Apparently the Newsnight story was subject to a similar process, and it still got through – hence the current enquiry. But if you go to Google now you will still easily find the original accusations posted on blogs by people (‘citizen journalists’?) who most certainly did not do any checking. They would not regard it as their job to – and their readers would not regard it as their job to make a judgement on credibility.
And they could all too relevantly point to the high profile columnist on the Guardian newspaper, who also spread the story. He trusted the BBC, I suppose; and many people trusted him.

What should corporate communicators take from this?


Pay attention Mainstream journalists are still by and large the most reliable reporters on your business, and should be given special attention.
Pay more attention But they are not as reliable as they used to be. This must be largely because of the web. Journalists are terrified of missing a scoop, and the main competition comes from the internet (especially blog posts with Twitter their herald). There is a temptation to trade professionalism for speed. It is up to the media organisations that employ them to decide whether that is acceptable, or even desirable. Corporate communicators can do little but watch and hope.
Advise the citizens What to do about ‘citizen journalists’? A first step is to create an ‘A list’ of bloggers who you regard as real experts, and give them the same access as you would a serious professional journalist – they should, for example, be able to pick up the phone to talk to press officers. Some companies are already doing this. It should be commonplace.
Process complaints What about other people posting things you may not want the world to read (true or otherwise)? You need to set up a process that enables you to identify, first, whether the source is credible and/or widely followed and, second, whether the story is spreading fast. If it looks dangerous, you need to use your own Twitter feeds and other channels to counter it. This requires judgement and the authority to move, which is why we recommend the establishment of a ‘3am team’ (perhaps an online specialist, a press officer and a lawyer).
Press for change This is rather beyond the remit of the typical press office, isn’t it? And that is precisely the point.
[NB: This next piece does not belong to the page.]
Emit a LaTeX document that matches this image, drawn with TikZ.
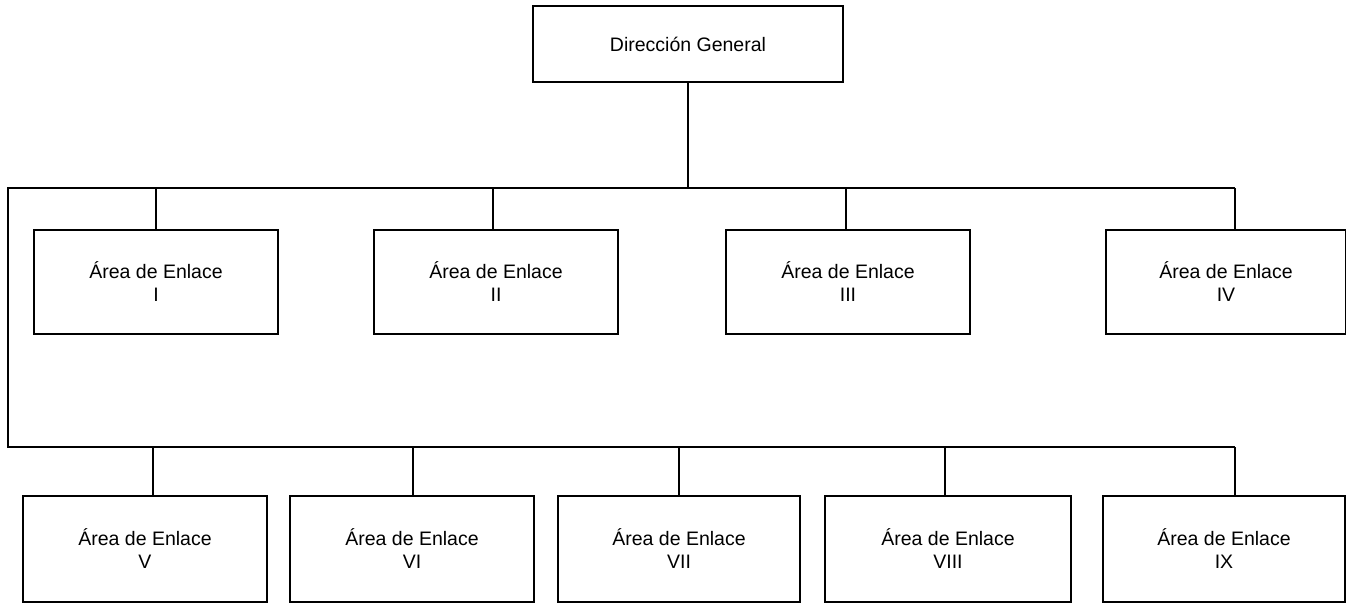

We have moved quickly from reacting to ‘a story’ to a full-blown reputation management strategy. The real lesson from the developing world of internet and social media is that press officers need to move beyond their role as managers of a small group of journalists to defenders of the organisation’s reputation. I doubt many companies would change the name of the press office to ‘reputation management office’ – but that should in effect be its role.
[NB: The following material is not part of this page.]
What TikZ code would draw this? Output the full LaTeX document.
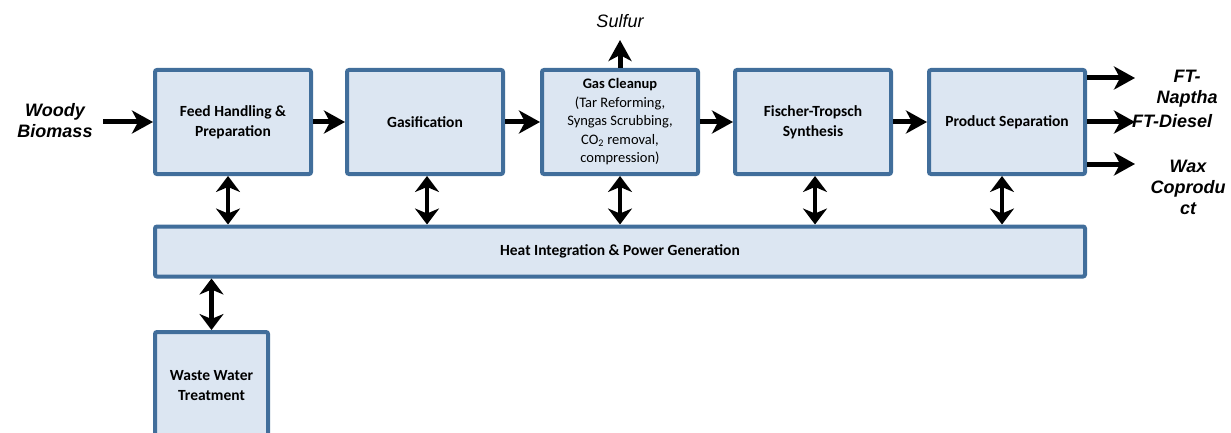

Knock down walls This could – literally – be a good way to go. Siemens has put all its communicators in one big office, like a newsroom. Press officers, investor relations people, the web team, CSR – all are together and happy to talk constantly to one another. If an environmental story pops up, the media (traditional and citizen), the sustainability community, NGOs, the general public all need to be talked to, together not in groups. HR may be interested too. And it all needs to be covered online. May be it is time for functional titles to disappear, to be replaced by a focus on topics or issues.
Name the game Some companies have already moved down this path on their websites. Citigroup this year changed its media section’s title from Press Room to News. This was more than a refinement in label: it still includes press releases but also has a raft of off-platform channels – including blog, Facebook, YouTube and Twitter – whose audience goes beyond a traditional media audience.
It’s News, Jim, but not as most enterprises would understand it.